begin DATASET CONTENT
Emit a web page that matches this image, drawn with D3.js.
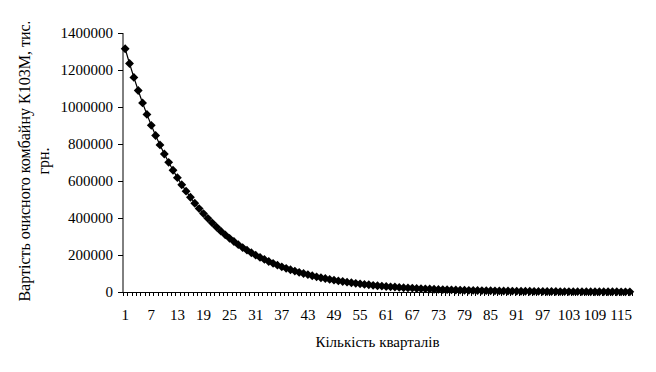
<!DOCTYPE html>
<html>
<head>
<meta charset="utf-8">
<script src="https://cdn.jsdelivr.net/npm/d3@7"></script>
<style>
  body { margin: 0; background: #fff; }
  svg text { font-family: "Liberation Serif", "DejaVu Serif", serif !important; fill: #000; }
</style>
</head>
<body>
<div id="chart"></div>
<script>
var svgWidth = 656;
var svgHeight = 372;

// quarters 1..117
var quarters = d3.range(1, 118);

// cost values, thousands of hryvnia
var costK = [1315, 1235, 1160, 1089, 1022, 960, 901, 846, 795, 746,
  701, 658, 618, 580, 545, 512, 480, 451, 424, 398,
  374, 351, 329, 309, 290, 273, 256, 240, 226, 212,
  199, 187, 176, 165, 155, 145, 136, 128, 120, 113,
  106, 100, 94, 88, 82, 77, 73, 68, 64, 60,
  57, 53, 50, 47, 44, 41, 39, 36, 34, 32,
  30, 28, 27, 25, 23, 22, 21, 19, 18, 17,
  16, 15, 14, 13, 12.5, 11.7, 11, 10.3, 9.7, 9.1,
  8.6, 8, 7.5, 7.1, 6.6, 6.2, 5.9, 5.5, 5.2, 4.9,
  4.6, 4.3, 4, 3.8, 3.5, 3.3, 3.1, 2.9, 2.8, 2.6,
  2.4, 2.3, 2.2, 2, 1.9, 1.8, 1.7, 1.6, 1.5, 1.4,
  1.3, 1.2, 1.1, 1.1, 1, 0.9, 0.9];

var yTicks = [0, 200000, 400000, 600000, 800000, 1000000, 1200000, 1400000];
var xLabelEvery = 6;

var margin = { top: 33, right: 24, bottom: 80, left: 123 };
var width = svgWidth - margin.left - margin.right;
var height = svgHeight - margin.top - margin.bottom;

var svg = d3.select("#chart")
  .append("svg")
  .attr("width", svgWidth)
  .attr("height", svgHeight)
  .attr("font-family", "Liberation Serif");

var chartGroup = svg.append("g")
  .attr("transform", `translate(${margin.left}, ${margin.top})`);

var xScale = d3.scaleBand()
  .domain(quarters)
  .range([0, width]);

var yScale = d3.scaleLinear()
  .domain([0, 1400000])
  .range([height, 0]);

// y axis
var leftAxis = d3.axisLeft(yScale)
  .tickValues(yTicks)
  .tickSize(5)
  .tickPadding(5)
  .tickFormat(d3.format("d"));

var yAxis = chartGroup.append("g").call(leftAxis)
  .attr("font-family", "Liberation Serif");
yAxis.selectAll("text").style("font-size", "15px");
yAxis.select(".domain").attr("d", `M0,0V${height}`);

// x axis: ticks between categories
var xAxisG = chartGroup.append("g")
  .attr("transform", `translate(0, ${height})`);

xAxisG.append("line")
  .attr("x1", 0).attr("x2", width)
  .attr("y1", 0.5).attr("y2", 0.5)
  .attr("stroke", "#000");

xAxisG.selectAll(".xt")
  .data(quarters.concat([quarters.length + 1]))
  .enter()
  .append("line")
  .attr("x1", d => Math.round(xScale.step() * (d - 1)) + 0.5)
  .attr("x2", d => Math.round(xScale.step() * (d - 1)) + 0.5)
  .attr("y1", 0)
  .attr("y2", 4)
  .attr("stroke", "#000");

xAxisG.selectAll(".xl")
  .data(quarters.filter(d => (d - 1) % xLabelEvery === 0))
  .enter()
  .append("text")
  .attr("x", d => xScale(d) + xScale.bandwidth() / 2)
  .attr("y", 28)
  .attr("text-anchor", "middle")
  .style("font-size", "15px")
  .text(d => d);

// line + markers
var pts = quarters.map((q, i) => ({ q: q, v: costK[i] * 1000 }));

var line = d3.line()
  .x(d => xScale(d.q) + xScale.bandwidth() / 2)
  .y(d => yScale(d.v));

chartGroup.append("path")
  .datum(pts)
  .attr("d", line)
  .attr("fill", "none")
  .attr("stroke", "#000")
  .attr("stroke-width", 1.2);

chartGroup.selectAll(".mk")
  .data(pts)
  .enter()
  .append("path")
  .attr("d", d3.symbol().type(d3.symbolDiamond2).size(50))
  .attr("transform", d => `translate(${xScale(d.q) + xScale.bandwidth() / 2}, ${yScale(d.v)})`)
  .attr("fill", "#000");

// axis titles
svg.append("text")
  .attr("x", margin.left + width / 2)
  .attr("y", 347)
  .attr("text-anchor", "middle")
  .style("font-size", "15px")
  .text("Кількість кварталів");

svg.append("clipPath")
  .attr("id", "ytclip")
  .append("rect")
  .attr("x", 0).attr("y", 22)
  .attr("width", 60).attr("height", 330);

var yTitle = svg.append("g")
  .attr("clip-path", "url(#ytclip)")
  .append("text")
  .attr("transform", "translate(30, 161) rotate(-90)")
  .attr("text-anchor", "middle")
  .style("font-size", "16px");

yTitle.append("tspan")
  .attr("x", 0).attr("y", 0)
  .text("Вартість очисного комбайну К103М, тис.");
yTitle.append("tspan")
  .attr("x", 0).attr("y", 19)
  .text("грн.");
</script>
</body>
</html>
end DATASET CONTENT
Quote all the lines above exactly as given. Do not include the pictures.

Emit a web page that matches this image, drawn with D3.js.
<!DOCTYPE html>
<html>
<head>
<meta charset="utf-8">
<script src="https://cdn.jsdelivr.net/npm/d3@7"></script>
<style>
  body { margin: 0; background: #fff; }
  svg text { font-family: "Liberation Serif", "DejaVu Serif", serif !important; fill: #000; }
</style>
</head>
<body>
<div id="chart"></div>
<script>
var svgWidth = 656;
var svgHeight = 372;

// quarters 1..117
var quarters = d3.range(1, 118);

// cost values, thousands of hryvnia
var costK = [1315, 1235, 1160, 1089, 1022, 960, 901, 846, 795, 746,
  701, 658, 618, 580, 545, 512, 480, 451, 424, 398,
  374, 351, 329, 309, 290, 273, 256, 240, 226, 212,
  199, 187, 176, 165, 155, 145, 136, 128, 120, 113,
  106, 100, 94, 88, 82, 77, 73, 68, 64, 60,
  57, 53, 50, 47, 44, 41, 39, 36, 34, 32,
  30, 28, 27, 25, 23, 22, 21, 19, 18, 17,
  16, 15, 14, 13, 12.5, 11.7, 11, 10.3, 9.7, 9.1,
  8.6, 8, 7.5, 7.1, 6.6, 6.2, 5.9, 5.5, 5.2, 4.9,
  4.6, 4.3, 4, 3.8, 3.5, 3.3, 3.1, 2.9, 2.8, 2.6,
  2.4, 2.3, 2.2, 2, 1.9, 1.8, 1.7, 1.6, 1.5, 1.4,
  1.3, 1.2, 1.1, 1.1, 1, 0.9, 0.9];

var yTicks = [0, 200000, 400000, 600000, 800000, 1000000, 1200000, 1400000];
var xLabelEvery = 6;

var margin = { top: 33, right: 24, bottom: 80, left: 123 };
var width = svgWidth - margin.left - margin.right;
var height = svgHeight - margin.top - margin.bottom;

var svg = d3.select("#chart")
  .append("svg")
  .attr("width", svgWidth)
  .attr("height", svgHeight)
  .attr("font-family", "Liberation Serif");

var chartGroup = svg.append("g")
  .attr("transform", `translate(${margin.left}, ${margin.top})`);

var xScale = d3.scaleBand()
  .domain(quarters)
  .range([0, width]);

var yScale = d3.scaleLinear()
  .domain([0, 1400000])
  .range([height, 0]);

// y axis
var leftAxis = d3.axisLeft(yScale)
  .tickValues(yTicks)
  .tickSize(5)
  .tickPadding(5)
  .tickFormat(d3.format("d"));

var yAxis = chartGroup.append("g").call(leftAxis)
  .attr("font-family", "Liberation Serif");
yAxis.selectAll("text").style("font-size", "15px");
yAxis.select(".domain").attr("d", `M0,0V${height}`);

// x axis: ticks between categories
var xAxisG = chartGroup.append("g")
  .attr("transform", `translate(0, ${height})`);

xAxisG.append("line")
  .attr("x1", 0).attr("x2", width)
  .attr("y1", 0.5).attr("y2", 0.5)
  .attr("stroke", "#000");

xAxisG.selectAll(".xt")
  .data(quarters.concat([quarters.length + 1]))
  .enter()
  .append("line")
  .attr("x1", d => Math.round(xScale.step() * (d - 1)) + 0.5)
  .attr("x2", d => Math.round(xScale.step() * (d - 1)) + 0.5)
  .attr("y1", 0)
  .attr("y2", 4)
  .attr("stroke", "#000");

xAxisG.selectAll(".xl")
  .data(quarters.filter(d => (d - 1) % xLabelEvery === 0))
  .enter()
  .append("text")
  .attr("x", d => xScale(d) + xScale.bandwidth() / 2)
  .attr("y", 28)
  .attr("text-anchor", "middle")
  .style("font-size", "15px")
  .text(d => d);

// line + markers
var pts = quarters.map((q, i) => ({ q: q, v: costK[i] * 1000 }));

var line = d3.line()
  .x(d => xScale(d.q) + xScale.bandwidth() / 2)
  .y(d => yScale(d.v));

chartGroup.append("path")
  .datum(pts)
  .attr("d", line)
  .attr("fill", "none")
  .attr("stroke", "#000")
  .attr("stroke-width", 1.2);

chartGroup.selectAll(".mk")
  .data(pts)
  .enter()
  .append("path")
  .attr("d", d3.symbol().type(d3.symbolDiamond2).size(50))
  .attr("transform", d => `translate(${xScale(d.q) + xScale.bandwidth() / 2}, ${yScale(d.v)})`)
  .attr("fill", "#000");

// axis titles
svg.append("text")
  .attr("x", margin.left + width / 2)
  .attr("y", 347)
  .attr("text-anchor", "middle")
  .style("font-size", "15px")
  .text("Кількість кварталів");

svg.append("clipPath")
  .attr("id", "ytclip")
  .append("rect")
  .attr("x", 0).attr("y", 22)
  .attr("width", 60).attr("height", 330);

var yTitle = svg.append("g")
  .attr("clip-path", "url(#ytclip)")
  .append("text")
  .attr("transform", "translate(30, 161) rotate(-90)")
  .attr("text-anchor", "middle")
  .style("font-size", "16px");

yTitle.append("tspan")
  .attr("x", 0).attr("y", 0)
  .text("Вартість очисного комбайну К103М, тис.");
yTitle.append("tspan")
  .attr("x", 0).attr("y", 19)
  .text("грн.");
</script>
</body>
</html>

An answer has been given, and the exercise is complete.